The "half angel, half idiot" period is over in the woman's world. She is fighting her way into every sphere of human activity. Her labour is coming into competition with that of man in nearly every department of industry. In the learned professions she is forcing herself to the front by sheer determination and force of intellect in a way that will not be denied. Sooner or later men will be compelled to treat with her and recognize her as a co-worker, and they could not begin better than by admitting her right to be a co-voter. Those who prate so glibly of adult suffrage might surely learn something of men's opinion of women by taking note of the way in which lawyers and doctors are resisting her encroachments upon their preserves. A woman may be Queen of England, but she may not enter the profession from which Lord Chancellors are drawn.
The enfranchisement of women is not a party question. Its supporters and opponents are distributed over all parties. The measure is again coming well within the sphere of practical politics, and it is for women to see that it is kept there until a settlement is reached. If they will, as I think they should, make it not a test but the test question at elections, and resolutely refuse to work for, or in any way countenance any candidate who is not whole-heartedly with them, they will, if not in this Parliament, then certainly in the next, secure the passage of a measure through the House of Common's at least, which will place them on terms of political equality with men. If this comes as part of a measure for giving complete adult suffrage, well and good; but political equality they should insist upon, whatever the conditions of that equality may be.

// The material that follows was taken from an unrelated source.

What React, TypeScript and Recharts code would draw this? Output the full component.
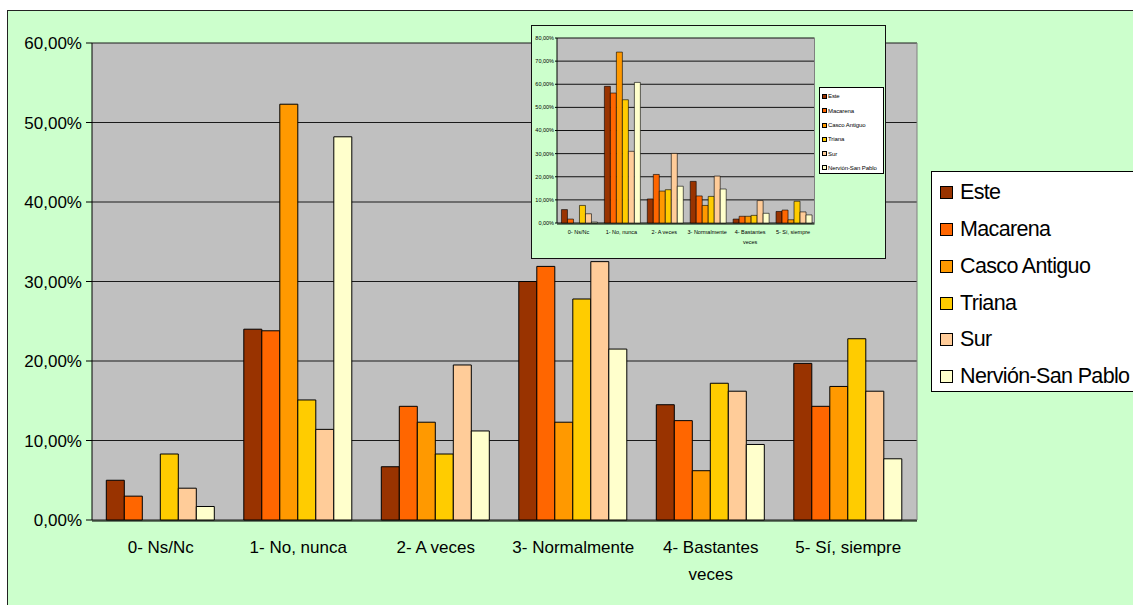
import React from "react";
import { BarChart, Bar, CartesianGrid, Legend, XAxis, YAxis } from "recharts";

const categories = [
  "0- Ns/Nc",
  "1- No, nunca",
  "2- A veces",
  "3- Normalmente",
  "4- Bastantes veces",
  "5- Sí, siempre",
];

const districts = ["Este", "Macarena", "Casco Antiguo", "Triana", "Sur", "Nervión-San Pablo"];
const districtColors = ["#993300", "#FF6600", "#FF9900", "#FFCC00", "#FFCC99", "#FFFFCC"];

// main chart, % per answer
const mainEste = [5.0, 24.0, 6.7, 30.0, 14.5, 19.7];
const mainMacarena = [3.0, 23.8, 14.3, 31.9, 12.5, 14.3];
const mainCasco = [0, 52.3, 12.3, 12.3, 6.2, 16.8];
const mainTriana = [8.3, 15.1, 8.3, 27.8, 17.2, 22.8];
const mainSur = [4.0, 11.4, 19.5, 32.5, 16.2, 16.2];
const mainNervion = [1.7, 48.2, 11.2, 21.5, 9.5, 7.7];
const mainTicks = [0, 10, 20, 30, 40, 50, 60];

// small inset chart
const insetEste = [5.8, 59.1, 10.4, 18.0, 1.7, 5.0];
const insetMacarena = [1.7, 56.2, 21.0, 11.7, 2.9, 5.6];
const insetCasco = [0, 73.9, 13.8, 7.6, 2.9, 1.4];
const insetTriana = [7.6, 53.3, 14.4, 11.5, 3.3, 9.4];
const insetSur = [4.0, 31.0, 30.1, 20.3, 9.7, 4.8];
const insetNervion = [0.4, 60.8, 15.9, 14.7, 4.2, 3.5];
const insetTicks = [0, 10, 20, 30, 40, 50, 60, 70, 80];

const edgeTicks = [0, 1, 2, 3, 4, 5, 6];

const FONT = "'Liberation Sans', Arial, sans-serif";

function buildRows(series: number[][]) {
  return categories.map((category, i) => {
    const row: Record<string, string | number> = { category };
    districts.forEach((d, k) => {
      row[d] = series[k][i];
    });
    return row;
  });
}

const mainData = buildRows([mainEste, mainMacarena, mainCasco, mainTriana, mainSur, mainNervion]);
const insetData = buildRows([insetEste, insetMacarena, insetCasco, insetTriana, insetSur, insetNervion]);

const formatPercent = (v: number) => `${v.toFixed(2).replace(".", ",")}%`;

function splitLabel(label: string): string[] {
  if (label.length <= 15) return [label];
  const cut = label.lastIndexOf(" ");
  return [label.slice(0, cut), label.slice(cut + 1)];
}

function makeCategoryTick(fontSize: number, lineHeight: number) {
  return (props: any) => {
    const { x, y, payload } = props;
    const lines = splitLabel(String(payload.value));
    return (
      <text x={x} y={y} textAnchor="middle" fontSize={fontSize} fontFamily={FONT} fill="#000">
        {lines.map((line, i) => (
          <tspan key={i} x={x} dy={i === 0 ? fontSize * 0.7 : lineHeight}>
            {line}
          </tspan>
        ))}
      </text>
    );
  };
}

function makeLegend(opts: {
  fontSize: number;
  rowHeight: number;
  firstRow: number;
  swatch: number;
  swatchLeft: number;
  textLeft: number;
  letterSpacing: number;
}) {
  return (props: any) => {
    const items = [...(props.payload || [])].sort(
      (a: any, b: any) => districts.indexOf(a.value) - districts.indexOf(b.value)
    );
    return (
      <div
        style={{
          width: "100%",
          height: "100%",
          boxSizing: "border-box",
          border: "1px solid #000",
          background: "#fff",
          position: "relative",
          fontFamily: FONT,
        }}
      >
        {items.map((entry: any, i: number) => (
          <div
            key={entry.value}
            style={{
              position: "absolute",
              left: 0,
              top: opts.firstRow + i * opts.rowHeight - opts.rowHeight / 2,
              height: opts.rowHeight,
              display: "flex",
              alignItems: "center",
              whiteSpace: "nowrap",
            }}
          >
            <span
              style={{
                marginLeft: opts.swatchLeft,
                width: opts.swatch,
                height: opts.swatch,
                boxSizing: "border-box",
                border: "1px solid #000",
                background: entry.color,
              }}
            />
            <span
              style={{
                marginLeft: opts.textLeft - opts.swatchLeft - opts.swatch,
                fontSize: opts.fontSize,
                letterSpacing: opts.letterSpacing,
                color: "#000",
              }}
            >
              {entry.value}
            </span>
          </div>
        ))}
      </div>
    );
  };
}

const mainLegend = makeLegend({
  fontSize: 21.5,
  rowHeight: 36.7,
  firstRow: 21,
  swatch: 13,
  swatchLeft: 8,
  textLeft: 28,
  letterSpacing: -0.65,
});

const insetLegend = makeLegend({
  fontSize: 6,
  rowHeight: 14.3,
  firstRow: 8.5,
  swatch: 5,
  swatchLeft: 2,
  textLeft: 8,
  letterSpacing: -0.1,
});

export default function App() {
  return (
    <div
      style={{
        position: "fixed",
        left: 0,
        top: 0,
        width: 1133,
        height: 605,
        overflow: "hidden",
        background: "#fff",
      }}
    >
      <div
        style={{
          position: "absolute",
          left: 7,
          top: 10,
          width: 1140,
          height: 610,
          background: "#CCFFCC",
          border: "1.5px solid #222",
          boxSizing: "border-box",
        }}
      />
      <div style={{ position: "absolute", left: 0, top: 0 }}>
        <BarChart
          width={1133}
          height={605}
          data={mainData}
          margin={{ top: 43, right: 215, bottom: 83, left: 91 }}
          barCategoryGap="10.4%"
          barGap={0}
        >
          <CartesianGrid fill="#C0C0C0" stroke="#1a1a1a" vertical={false} yAxisId="left" xAxisId="cat" />
          <XAxis
            xAxisId="edges"
            type="number"
            domain={[0, 6]}
            ticks={edgeTicks}
            allowDataOverflow
            height={1}
            tick={false}
            tickSize={6}
            axisLine={{ stroke: "#000" }}
            tickLine={{ stroke: "#000" }}
          />
          <XAxis
            xAxisId="cat"
            dataKey="category"
            height={1}
            axisLine={false}
            tickLine={false}
            tickSize={0}
            tickMargin={21}
            interval={0}
            tick={makeCategoryTick(17, 27)}
          />
          <YAxis
            yAxisId="left"
            width={1}
            domain={[0, 60]}
            ticks={mainTicks}
            tickFormatter={formatPercent}
            tickSize={6}
            tickMargin={4}
            interval={0}
            axisLine={{ stroke: "#000" }}
            tickLine={{ stroke: "#000" }}
            tick={{ fill: "#000", fontSize: 17, fontFamily: FONT }}
          />
          <YAxis
            yAxisId="right"
            orientation="right"
            width={1}
            domain={[0, 60]}
            tick={false}
            tickLine={false}
            axisLine={{ stroke: "#808080" }}
          />
          <Legend
            layout="horizontal"
            verticalAlign="middle"
            content={mainLegend}
            wrapperStyle={{ left: 931, top: 171, width: 215, height: 221 }}
          />
          {districts.map((d, k) => (
            <Bar
              key={d}
              dataKey={d}
              name={d}
              xAxisId="cat"
              yAxisId="left"
              fill={districtColors[k]}
              stroke="#000"
              strokeWidth={1}
              isAnimationActive={false}
            />
          ))}
        </BarChart>
      </div>

      <div
        style={{
          position: "absolute",
          left: 531,
          top: 25,
          width: 355,
          height: 234,
          background: "#CCFFCC",
          border: "1.5px solid #111",
          boxSizing: "border-box",
        }}
      >
        <BarChart
          width={352}
          height={231}
          data={insetData}
          margin={{ top: 12, right: 68.5, bottom: 32, left: 24 }}
          barCategoryGap="10.4%"
          barGap={0}
        >
          <CartesianGrid fill="#C0C0C0" stroke="#111" vertical={false} yAxisId="left" xAxisId="cat" />
          <XAxis
            xAxisId="edges"
            type="number"
            domain={[0, 6]}
            ticks={edgeTicks}
            allowDataOverflow
            height={1}
            tick={false}
            tickSize={2}
            axisLine={{ stroke: "#000" }}
            tickLine={{ stroke: "#000" }}
          />
          <XAxis
            xAxisId="cat"
            dataKey="category"
            height={1}
            axisLine={false}
            tickLine={false}
            tickSize={0}
            tickMargin={7}
            interval={0}
            tick={makeCategoryTick(5.5, 10)}
          />
          <YAxis
            yAxisId="left"
            width={1}
            domain={[0, 80]}
            ticks={insetTicks}
            tickFormatter={formatPercent}
            tickSize={2}
            tickMargin={1}
            interval={0}
            axisLine={{ stroke: "#000" }}
            tickLine={{ stroke: "#000" }}
            tick={{ fill: "#000", fontSize: 5.5, fontFamily: FONT }}
          />
          <YAxis
            yAxisId="right"
            orientation="right"
            width={1}
            domain={[0, 80]}
            tick={false}
            tickLine={false}
            axisLine={{ stroke: "#808080" }}
          />
          <Legend
            layout="horizontal"
            verticalAlign="middle"
            content={insetLegend}
            wrapperStyle={{ left: 287, top: 61, width: 65, height: 87 }}
          />
          {districts.map((d, k) => (
            <Bar
              key={d}
              dataKey={d}
              name={d}
              xAxisId="cat"
              yAxisId="left"
              fill={districtColors[k]}
              stroke="#000"
              strokeWidth={0.6}
              isAnimationActive={false}
            />
          ))}
        </BarChart>
      </div>
    </div>
  );
}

Disraeli, speaking on this question in the House of Commons, said:
"I say that in a country governed by a woman—where you allow women to form part of the other estate of the realm—peeresses in their own right, for example—where you allow a woman not only to hold land, but to be a lady of the manor and hold legal courts—where a woman by law may be a churchwarden and overseer of the poor— I do not see, where she has so much to do with the State and Church, on what reasons, if you come to right, she has not a right to vote." And with these words I conclude.